§ What you are asked to do
The lines to extract run from the first line of the material below to the line containing "from matplotlib.ticker import", both included; leave the pictures behind.

§ Data provided
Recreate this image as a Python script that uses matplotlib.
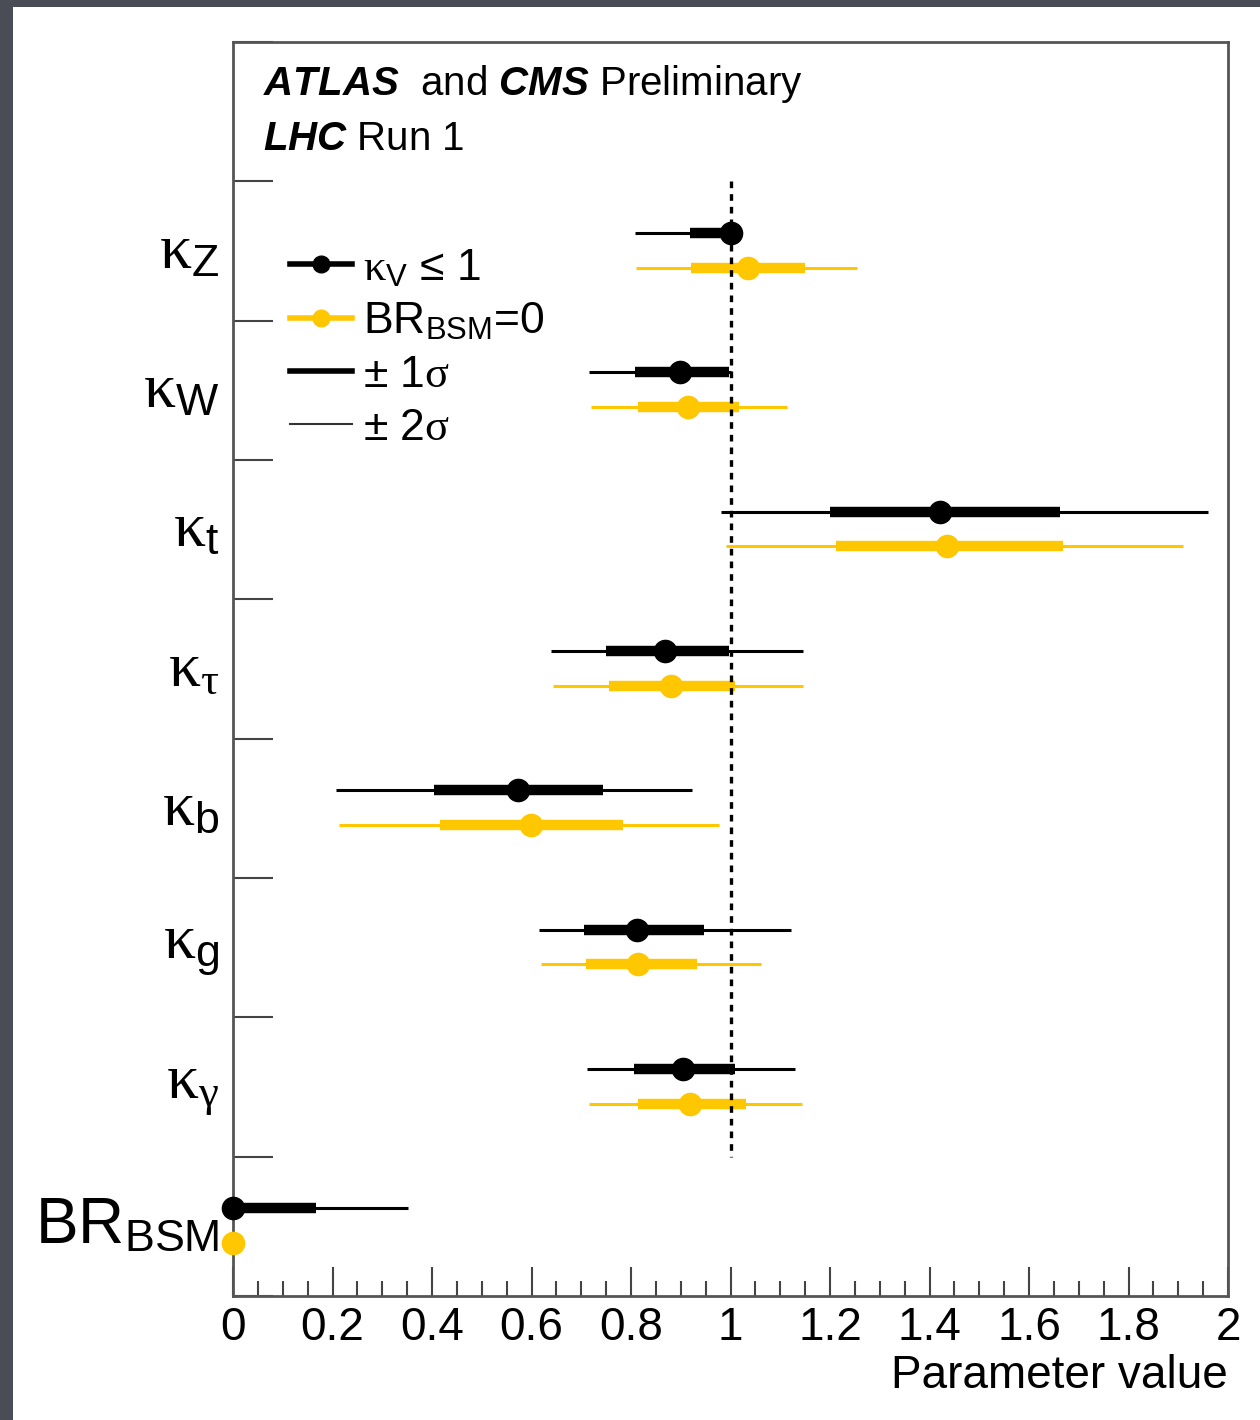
import numpy as np
import matplotlib
matplotlib.use("Agg")
import matplotlib.pyplot as plt
from matplotlib.lines import Line2D
from matplotlib.patches import Rectangle
from matplotlib.ticker import FuncFormatter, MultipleLocator

plt.rcParams["font.family"] = ["Liberation Sans", "DejaVu Sans"]
plt.rcParams["mathtext.fontset"] = "custom"
plt.rcParams["mathtext.rm"] = "Liberation Sans"
plt.rcParams["mathtext.it"] = "Liberation Serif"   # greek letters, symbol-font look
plt.rcParams["mathtext.bf"] = "Liberation Sans:bold"
plt.rcParams["mathtext.bfit"] = "Liberation Sans:bold:italic"

params = [r"$\kappa_{\mathrm{Z}}$", r"$\kappa_{\mathrm{W}}$", r"$\kappa_{\mathrm{t}}$",
          r"$\kappa_{\tau}$", r"$\kappa_{\mathrm{b}}$", r"$\kappa_{\mathrm{g}}$",
          r"$\kappa_{\gamma}$", r"$\mathrm{BR}_{\mathrm{BSM}}$"]

# kappa_V <= 1 fit (black)
kv_val = [1.000, 0.898, 1.422, 0.868, 0.573, 0.812, 0.905, 0.000]
kv_1lo = [0.919, 0.808, 1.200, 0.750, 0.404, 0.706, 0.806, 0.000]
kv_1hi = [1.000, 0.997, 1.663, 0.997, 0.744, 0.947, 1.009, 0.167]
kv_2lo = [0.808, 0.716, 0.980, 0.639, 0.207, 0.615, 0.712, 0.000]
kv_2hi = [1.000, 1.000, 1.960, 1.146, 0.923, 1.122, 1.130, 0.352]

# BR_BSM = 0 fit (yellow), BR_BSM fixed at 0
br_val = [1.035, 0.915, 1.435, 0.880, 0.599, 0.814, 0.919, 0.000]
br_1lo = [0.921, 0.814, 1.212, 0.756, 0.416, 0.710, 0.814, np.nan]
br_1hi = [1.150, 1.017, 1.668, 1.009, 0.784, 0.933, 1.031, np.nan]
br_2lo = [0.810, 0.719, 0.991, 0.643, 0.213, 0.619, 0.716, np.nan]
br_2hi = [1.254, 1.114, 1.909, 1.146, 0.977, 1.061, 1.144, np.nan]

xticks = [0, 0.2, 0.4, 0.6, 0.8, 1.0, 1.2, 1.4, 1.6, 1.8, 2.0]

black = "black"
yellow = "#ffc700"

fig = plt.figure(figsize=(12.6, 14.2), dpi=100)
fig.patch.set_facecolor("#4a4d56")
fig.add_artist(Rectangle((13 / 1260, 0), 1, 1 - 7 / 1420, transform=fig.transFigure,
                         facecolor="white", edgecolor="none", zorder=-1))

ax = fig.add_axes([233 / 1260, 1 - 1296 / 1420, 995 / 1260, 1254 / 1420])

n = len(params)
bins = np.arange(1, n + 1)
y_kv = bins + 0.37
y_br = bins + 0.62

# black: kappa_V <= 1
ax.hlines(y_kv, kv_2lo, kv_2hi, color=black, lw=2.2, zorder=3)
ax.hlines(y_kv, kv_1lo, kv_1hi, color=black, lw=7.5, zorder=3)
ax.plot(kv_val, y_kv, "o", color=black, ms=16, zorder=5, clip_on=False)

# yellow: BR_BSM = 0
ax.hlines(y_br, br_2lo, br_2hi, color=yellow, lw=2.2, zorder=3)
ax.hlines(y_br, br_1lo, br_1hi, color=yellow, lw=7.5, zorder=3)
ax.plot(br_val, y_br, "o", color=yellow, ms=16, zorder=5, clip_on=False)

# SM expectation
ax.vlines(1.0, 1, 8, color=black, lw=2.4, linestyles=(0, (2, 1.8)), zorder=4)

ax.set_xlim(0, 2)
ax.set_ylim(9, 0)

# x axis
ax.set_xticks(xticks)
ax.xaxis.set_major_formatter(FuncFormatter(lambda v, p: "%g" % v))
ax.xaxis.set_minor_locator(MultipleLocator(0.05))
ax.tick_params(axis="x", which="major", direction="in", length=21, width=1.5,
               labelsize=33, pad=7, color="#444444", top=False)
ax.tick_params(axis="x", which="minor", direction="in", length=10.5, width=1.5,
               color="#444444", top=False)
ax.set_xlabel("Parameter value", fontsize=33, loc="right", labelpad=3)

# y axis: bin edges as ticks, parameter names at bin centres
ax.set_yticks(np.arange(0, n + 2))
ax.set_yticklabels([])
ax.tick_params(axis="y", which="major", direction="in", length=29, width=1.5,
               color="#444444", right=False)
ax.set_yticks(bins + 0.5, params, minor=True)
ax.tick_params(axis="y", which="minor", length=0, pad=10, labelsize=46)
for lbl in ax.get_yticklabels(minor=True):
    lbl.set_va("center")

for s in ax.spines.values():
    s.set_color("#555555")
    s.set_linewidth(2)

ax.text(0.030, 0.958, r"$\mathbfit{ATLAS}$  and $\mathbfit{CMS}$ Preliminary",
        transform=ax.transAxes, fontsize=29, va="baseline")
ax.text(0.030, 0.914, r"$\mathbfit{LHC}$ Run 1",
        transform=ax.transAxes, fontsize=29, va="baseline")

handles = [
    Line2D([], [], color=black, lw=4, marker="o", ms=12),
    Line2D([], [], color=yellow, lw=4, marker="o", ms=12),
    Line2D([], [], color=black, lw=4),
    Line2D([], [], color="#333333", lw=1.5),
]
labels = [r"$\kappa_{\mathrm{V}}$ ≤ 1", r"BR$_{\mathrm{BSM}}$=0",
          r"± 1$\sigma$", r"± 2$\sigma$"]
ax.legend(handles, labels, loc="upper left", bbox_to_anchor=(0.057, 0.836),
          frameon=False, fontsize=32, borderpad=0, borderaxespad=0,
          handlelength=1.40, handletextpad=0.25, labelspacing=0.28)

fig.savefig("out.png", dpi=100, facecolor=fig.get_facecolor())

§ Result of the task
Recreate this image as a Python script that uses matplotlib.
import numpy as np
import matplotlib
matplotlib.use("Agg")
import matplotlib.pyplot as plt
from matplotlib.lines import Line2D
from matplotlib.patches import Rectangle
from matplotlib.ticker import FuncFormatter, MultipleLocator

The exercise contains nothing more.